What is it about the European Union and bad tech laws with boring names? Brussels managed to transform four harmless letters into a byword for irritating compliance-induced spam and pop ups as well as a consolidation of power for the internet’s biggest players. Now that the GDPR dust has settled, along comes Article 13 of the Directive for Copyright in the Digital Single Market, which was approved by the European Parliament’s Committee on Legal Affairs yesterday.
Article 13 requires websites to take “appropriate and proportionate” measures to make sure copyrighted material doesn’t appear on their pages. It would also require sites to “provide rightsholders with adequate information on the functioning and the deployment of measures”. Then there is the jargon-laden instruction for Member States to “facilitate… cooperating between the information society service providers and rightsholders through stakeholder dialogues to define best practices”.

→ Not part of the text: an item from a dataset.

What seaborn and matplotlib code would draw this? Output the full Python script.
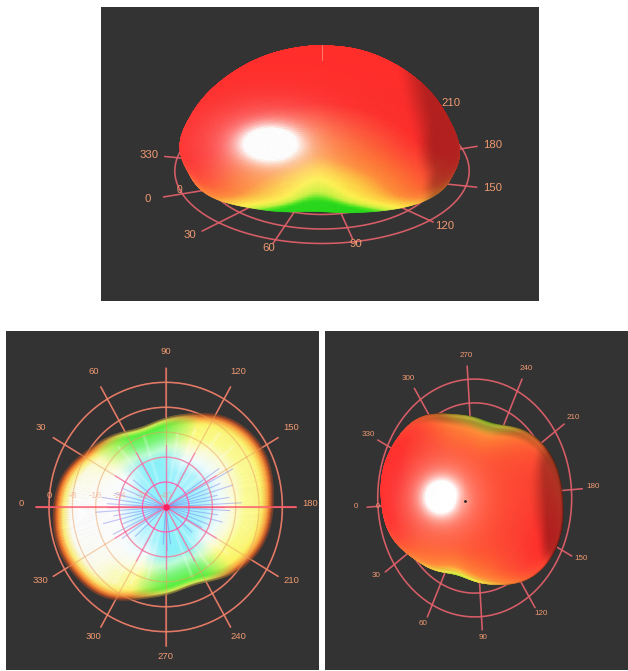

Those appropriate and proportionate measures mean “content recognition technologies” along the lines of Content ID, the copyright filter that Google uses to stop YouTube users from uploading copyrighted videos. As open internet campaigner and writer Cory Doctorow has explained, everyone hates the filter: “Big rightsholders say that it still lets crucial materials slip through the cracks. Indie rightsholders say that it lets big corporations falsely claim copyright over their works and take them down. Google hates Content ID because they spent $60,000,000 developing a system that makes everyone miserable, and YouTubers and their viewers hate it because it overblocks so much legit content.”
The EU seems to have looked at this way of doing things and decided it should be extended – by law – not just to all online videos, but to everything on the internet.